Twenty female College students from nine different Science and Engineering classes visited EDF Torness Power Station earlier this week to take part in a Women in Engineering careers event.
This inaugural event was created by the College’s Engineering team and EDF to give female students the opportunity to meet positive role models from industry and experience the working environment at a large nuclear site such as Torness.
The ‘all-access’ tour involved students donning hardhats and overalls to visit areas of the power station not normally seen by visitors. The tour included visiting workshops and the pumping station, as well as feeling the heat and vibration from the turbine and standing on the nuclear reactor where around 680 MW of electrical energy was being generated.
The students were then given a presentation about the Engineering Maintenance apprenticeship run by EDF and advice on how to apply.
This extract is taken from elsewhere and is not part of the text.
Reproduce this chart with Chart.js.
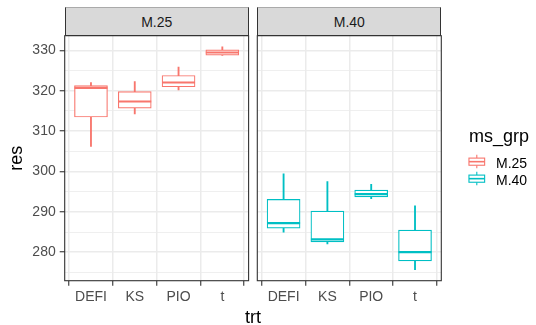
<!DOCTYPE html>
<html>
<head>
<meta charset="utf-8">
<script src="https://cdn.jsdelivr.net/npm/chart.js@4.4.1/dist/chart.umd.min.js"></script>
<style>
  html, body { margin:0; padding:0; background:#fff; }
  #wrap { position:relative; width:536px; height:325px; overflow:hidden; font-family:"Liberation Sans", Arial, sans-serif; }
  canvas { position:absolute; left:0; top:0; }
  .strip { position:absolute; top:7px; height:28.5px; background:#D9D9D9; border:1px solid #333; border-top-color:#aaa; box-sizing:border-box;
           color:#1A1A1A; font-size:14px; line-height:1; display:flex; align-items:center; justify-content:center; padding-top:2px; }
  .txt { position:absolute; white-space:nowrap; line-height:1; }
</style>
</head>
<body>
<div id="wrap">
  <canvas id="c1" width="536" height="325"></canvas>
  <canvas id="c2" width="536" height="325"></canvas>
  <div class="strip" style="left:64.7px;width:184px;">M.25</div>
  <div class="strip" style="left:257.3px;width:184px;">M.40</div>
  <div class="txt" style="left:245px;top:308px;font-size:18px;color:#000;">trt</div>
  <div class="txt" style="left:469px;top:127px;font-size:18px;color:#000;">ms_grp</div>
  <svg style="position:absolute;left:467.4px;top:153.3px" width="20" height="18" id="k1"></svg>
  <div class="txt" style="left:496px;top:155.8px;font-size:14px;color:#000;">M.25</div>
  <svg style="position:absolute;left:467.4px;top:170.3px" width="20" height="18" id="k2"></svg>
  <div class="txt" style="left:496px;top:173px;font-size:14px;color:#000;">M.40</div>
</div>
<script>
// ---- data ----
const categories = ['DEFI', 'KS', 'PIO', 't'];
const groups = ['M.25', 'M.40'];
const yTicks = [280, 290, 300, 310, 320, 330];
const yMinorTicks = [275, 285, 295, 305, 315, 325];

const m25Low  = [306.2, 314.3, 320.25, 328.8];
const m25Q1   = [313.5, 315.7, 321.0, 328.86];
const m25Med  = [320.75, 317.35, 322.06, 329.5];
const m25Q3   = [321.3, 319.8, 323.8, 330.17];
const m25High = [322.06, 322.3, 325.9, 330.9];

const m40Low  = [284.96, 282.06, 293.3, 275.7];
const m40Q1   = [285.95, 282.55, 293.7, 277.84];
const m40Med  = [287.2, 283.2, 294.4, 280.0];
const m40Q3   = [293.1, 290.2, 295.4, 285.5];
const m40High = [299.4, 297.5, 296.8, 291.5];

const colors = { 'M.25': '#F8766D', 'M.40': '#00BFC4' };

// ---- shared y limits (ggplot 5% expansion) ----
const allVals = [].concat(m25Low, m25High, m40Low, m40High);
const dMin = Math.min(...allVals), dMax = Math.max(...allVals);
const yMin = dMin - 0.05 * (dMax - dMin), yMax = dMax + 0.05 * (dMax - dMin);

Chart.defaults.font.family = '"Liberation Sans", Arial, sans-serif';
Chart.defaults.font.size = 14;
Chart.defaults.color = '#4D4D4D';

const panelBorder = {
  id: 'panelBorder',
  afterDatasetsDraw(chart) {
    const { ctx, chartArea: a } = chart;
    ctx.save();
    ctx.strokeStyle = '#333333';
    ctx.lineWidth = 1.1;
    ctx.strokeRect(a.left, a.top, a.right - a.left, a.bottom - a.top);
    ctx.restore();
  }
};

function boxDatasets(group, low, q1, med, q3, high) {
  const col = colors[group];
  return [
    { type: 'bar', label: group + ' whisker', order: 3, grouped: false, barThickness: 1.2,
      backgroundColor: col, borderWidth: 0,
      data: categories.map((c, i) => ({ x: i + 1, y: [low[i], high[i]] })) },
    { type: 'bar', label: group, order: 2, grouped: false, barThickness: 33,
      backgroundColor: '#ffffff', borderColor: col, borderWidth: 1.2, borderSkipped: false,
      data: categories.map((c, i) => ({ x: i + 1, y: [q1[i], q3[i]] })) },
    { type: 'line', label: group + ' median', order: 1, showLine: false,
      pointStyle: 'line', pointRadius: 16.5, pointHoverRadius: 16.5, pointBorderWidth: 2.2,
      borderColor: col, backgroundColor: col,
      data: categories.map((c, i) => ({ x: i + 1, y: med[i] })) }
  ];
}

function makeChart(id, datasets, opts) {
  return new Chart(document.getElementById(id), {
    type: 'bar',
    data: { datasets },
    plugins: [panelBorder],
    options: {
      responsive: false, animation: false, events: [],
      layout: { padding: { left: opts.padLeft, right: opts.padRight, top: 35.7, bottom: 0 } },
      plugins: { legend: { display: false }, tooltip: { enabled: false } },
      scales: {
        x: {
          type: 'linear', min: 0.4, max: 4.6, offset: false,
          border: { display: false },
          grid: { color: '#EBEBEB', lineWidth: 1.5, tickColor: '#333333', tickLength: 5, tickWidth: 1.1 },
          ticks: { autoSkip: false, maxRotation: 0, padding: 3, color: '#4D4D4D',
                   callback: (v) => categories[Math.round(v) - 1] },
          afterBuildTicks: (s) => { s.ticks = categories.map((c, i) => ({ value: i + 1 })); },
          afterFit: (s) => { s.height = 325 - 280.7; }
        },
        y: {
          type: 'linear', min: yMin, max: yMax,
          border: { display: false },
          grid: {
            color: '#EBEBEB',
            lineWidth: (c) => (c.tick && yTicks.includes(c.tick.value)) ? 1.5 : 0.8,
            tickColor: (c) => (c.tick && yTicks.includes(c.tick.value)) ? '#333333' : 'rgba(0,0,0,0)',
            tickLength: 5, tickWidth: 1.1, drawTicks: opts.showY
          },
          ticks: { display: opts.showY, padding: 4, color: '#4D4D4D',
                   callback: (v) => yTicks.includes(v) ? String(v) : '' },
          title: { display: opts.showY, text: 'res', color: '#000000', font: { size: 18 }, padding: { top: 6, bottom: 0 } },
          afterBuildTicks: (s) => {
            s.ticks = yMinorTicks.concat(yTicks).sort((a, b) => a - b).map(v => ({ value: v }));
          },
          afterFit: (s) => { s.width = opts.yWidth; }
        }
      }
    }
  });
}

makeChart('c1', boxDatasets('M.25', m25Low, m25Q1, m25Med, m25Q3, m25High),
  { padLeft: 0, padRight: 536 - 248.6, showY: true, yWidth: 64.7 });
makeChart('c2', boxDatasets('M.40', m40Low, m40Q1, m40Med, m40Q3, m40High),
  { padLeft: 257.3, padRight: 536 - 441.3, showY: false, yWidth: 0 });

// legend keys (ggplot boxplot key glyph)
function drawKey(svgId, col) {
  const w = 19.6, h = 17, ns = 'http://www.w3.org/2000/svg', svg = document.getElementById(svgId);
  const add = (tag, attrs) => { const e = document.createElementNS(ns, tag); for (const k in attrs) e.setAttribute(k, attrs[k]); svg.appendChild(e); };
  add('line', { x1: w / 2, x2: w / 2, y1: h * 0.1, y2: h * 0.3, stroke: col, 'stroke-width': 1.1 });
  add('line', { x1: w / 2, x2: w / 2, y1: h * 0.72, y2: h * 0.9, stroke: col, 'stroke-width': 1.1 });
  add('rect', { x: w * 0.1, y: h * 0.3, width: w * 0.8, height: h * 0.42, fill: '#fff', stroke: col, 'stroke-width': 1.1 });
  add('line', { x1: w * 0.1, x2: w * 0.9, y1: h * 0.51, y2: h * 0.51, stroke: col, 'stroke-width': 1.6 });
}
drawKey('k1', colors[groups[0]]);
drawKey('k2', colors[groups[1]]);
</script>
</body>
</html>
Research shows that more than 500,000 job openings in science, research, engineering and technology will need to be filled over the next six years, to replace retiring workers. The visit to Torness allowed the College’s female students to see how they can play a key role in an ever-evolving industry when they complete their courses.
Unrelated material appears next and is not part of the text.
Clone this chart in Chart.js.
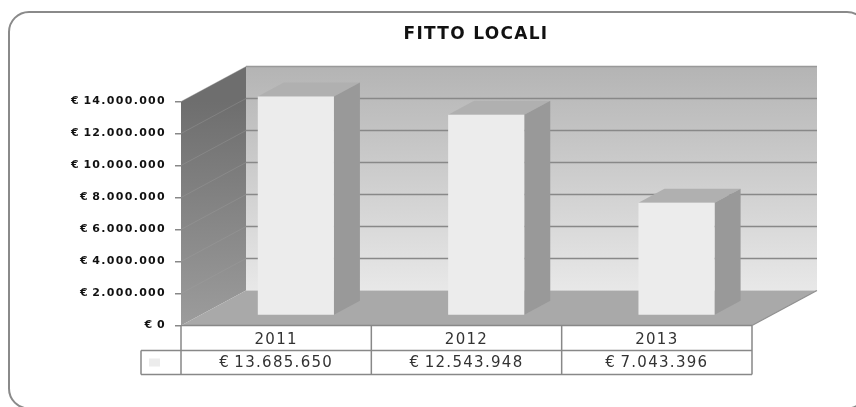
<!DOCTYPE html>
<html><head><meta charset="utf-8">
<style>html,body{margin:0;padding:0;background:#fff}canvas{display:block}</style>
<script src="https://cdn.jsdelivr.net/npm/chart.js@4"></script></head>
<body><canvas id="c" width="856" height="407"></canvas>
<script>
const titleText = "FITTO LOCALI";
const categories = ["2011", "2012", "2013"];
const values = [13685650, 12543948, 7043396];
const yTicksMax = 14000000;
const yTickStep = 2000000;

const WALL = {dx: 65, dy: -35};
const BAR = {dx: 19.7, dy: -10, sideX: 26, sideY: -14};
const LINE = "#888888";
const eur = v => "€\u2009" + String(v).replace(/\B(?=(\d{3})+$)/g, ".");

function poly(ctx, pts, fill) {
  ctx.beginPath();
  pts.forEach((p, i) => i ? ctx.lineTo(p[0], p[1]) : ctx.moveTo(p[0], p[1]));
  ctx.closePath();
  ctx.fillStyle = fill;
  ctx.fill();
}
const scene = {
  id: "scene",
  beforeDraw(chart) {
    const ctx = chart.ctx;
    const t = chart.titleBlock;
    t.left = 100; t.right = 852;
    ctx.fillStyle = "#fff";
    ctx.fillRect(0, 0, 856, 407);
    ctx.strokeStyle = "#8a8a8a";
    ctx.lineWidth = 2;
    ctx.beginPath();
    ctx.roundRect(9, 12, 858, 396.5, 20);
    ctx.stroke();
    ctx.letterSpacing = "1.3px";
  },
  beforeDatasetsDraw(chart) {
    const ctx = chart.ctx, {left: L, right: R} = chart.chartArea, y = chart.scales.y;
    const y0 = y.getPixelForValue(0), yT = y.getPixelForValue(yTicksMax);
    const {dx, dy} = WALL;
    ctx.save();
    let g = ctx.createLinearGradient(0, yT + dy, 0, y0 + dy);
    g.addColorStop(0, "#b4b4b4"); g.addColorStop(1, "#e8e8e8");
    poly(ctx, [[L + dx, yT + dy], [R + dx, yT + dy], [R + dx, y0 + dy], [L + dx, y0 + dy]], g);
    g = ctx.createLinearGradient(0, yT, 0, y0);
    g.addColorStop(0, "#6e6e6e"); g.addColorStop(1, "#9c9c9c");
    poly(ctx, [[L, y0], [L + dx, y0 + dy], [L + dx, yT + dy], [L, yT]], g);
    poly(ctx, [[L, y0], [L + dx, y0 + dy], [R + dx, y0 + dy], [R, y0]], "#a9a9a9");
    y.ticks.forEach(t => {
      const p = y.getPixelForValue(t.value);
      if (t.value > 0) {
        ctx.strokeStyle = "rgba(160,160,160,0.35)"; ctx.lineWidth = 1;
        ctx.beginPath(); ctx.moveTo(L, p); ctx.lineTo(L + dx, p + dy); ctx.stroke();
      }
      ctx.strokeStyle = t.value === yTicksMax ? "#999999" : LINE; ctx.lineWidth = 1.5;
      if (t.value > 0) { ctx.beginPath(); ctx.moveTo(L + dx, p + dy); ctx.lineTo(R + dx, p + dy); ctx.stroke(); }
    });
    ctx.strokeStyle = "#909090"; ctx.lineWidth = 1.2;
    ctx.beginPath();
    ctx.moveTo(R + dx, y0 + dy); ctx.lineTo(R, y0);
    ctx.stroke();
    ctx.restore();

    ctx.save();
    ctx.translate(BAR.dx, BAR.dy);
    chart.getDatasetMeta(0).data.forEach(b => {
      const l = b.x - b.width / 2, r = b.x + b.width / 2, sx = BAR.sideX, sy = BAR.sideY;
      poly(ctx, [[l, b.y], [l + sx, b.y + sy], [r + sx, b.y + sy], [r, b.y]], "#b0b0b0");
      poly(ctx, [[r, b.y], [r + sx, b.y + sy], [r + sx, b.base + sy], [r, b.base]], "#999999");
    });
    ctx.restore();
    ctx.save();
    ctx.translate(BAR.dx, BAR.dy);
  },
  afterDatasetsDraw(chart) {
    chart.ctx.restore();
  },
  afterDraw(chart) {
    const ctx = chart.ctx, {left: L, right: R} = chart.chartArea, x = chart.scales.x, y0 = chart.scales.y.getPixelForValue(0);
    const rowA = y0 + 25, rowB = y0 + 49, legL = L - 40;
    ctx.save();
    ctx.strokeStyle = LINE; ctx.lineWidth = 1.5;
    ctx.beginPath();
    ctx.moveTo(L, y0); ctx.lineTo(R, y0);
    ctx.moveTo(legL, rowA); ctx.lineTo(R, rowA);
    ctx.moveTo(legL, rowB); ctx.lineTo(R, rowB);
    ctx.moveTo(legL, rowA); ctx.lineTo(legL, rowB);
    const cw = (R - L) / categories.length;
    for (let i = 0; i <= categories.length; i++) {
      ctx.moveTo(L + i * cw, y0); ctx.lineTo(L + i * cw, rowB);
    }
    ctx.stroke();
    ctx.fillStyle = "#ececec";
    ctx.fillRect(legL + 8, rowA + 8, 11, 8);
    ctx.fillStyle = "#333";
    ctx.font = "15px 'DejaVu Sans'";
    ctx.letterSpacing = "1.3px";
    ctx.textAlign = "center"; ctx.textBaseline = "middle";
    values.forEach((v, i) => ctx.fillText(eur(v), x.getPixelForValue(i), rowA + 12.5));
    ctx.restore();
  }
};

new Chart(document.getElementById("c"), {
  type: "bar",
  data: {labels: categories, datasets: [{data: values, backgroundColor: "#ececec", borderWidth: 0,
    barPercentage: 0.4, categoryPercentage: 1}]},
  plugins: [scene],
  options: {
    responsive: false, animation: false,
    layout: {padding: {right: 104, left: 0, top: 0, bottom: 0}},
    plugins: {
      legend: {display: false}, tooltip: {enabled: false},
      title: {display: true, text: titleText, color: "#111",
        font: {family: "'DejaVu Sans'", size: 17, weight: "bold"},
        padding: {top: 24.8, bottom: 56.3}}
    },
    scales: {
      x: {
        grid: {display: false}, border: {display: false},
        ticks: {color: "#333", font: {family: "'DejaVu Sans'", size: 15}, padding: -2, maxRotation: 0},
        afterFit(s) { s.height = 81.5; }
      },
      y: {
        min: 0, max: yTicksMax,
        grid: {drawOnChartArea: false, color: LINE, tickLength: 6, lineWidth: 1.5},
        border: {display: false},
        ticks: {stepSize: yTickStep, padding: 9, color: "#111",
          font: {family: "'DejaVu Sans'", size: 11, weight: "bold"},
          callback: v => eur(v)},
        afterFit(s) { s.width = 181; }
      }
    }
  }
});
</script></body></html>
Curriculum leader for Electrical Engineering, Control and Instrumentation Lynsey Kemp said: “It was great to see so many female students from both Science and Engineering come together for this visit. The event gave us the unique opportunity to meet with female engineers and experience the normally closed areas of the site they work in daily. We also were able to hear from ex apprentices who have successfully completed their qualification to gain insight into the opportunities available with EDF”.
Station director Robert Gunn, said: “I’m delighted we’ve been able to welcome Edinburgh College to Torness. We’re currently accepting applications for our Engineering Maintenance apprentice programme so it’s important we take any chance to help young women see what careers are available and how they could benefit from them.
“Everyone who came along seemed to have a great time and hopefully we’ve given them something to think about when it comes to making career choices in the future.”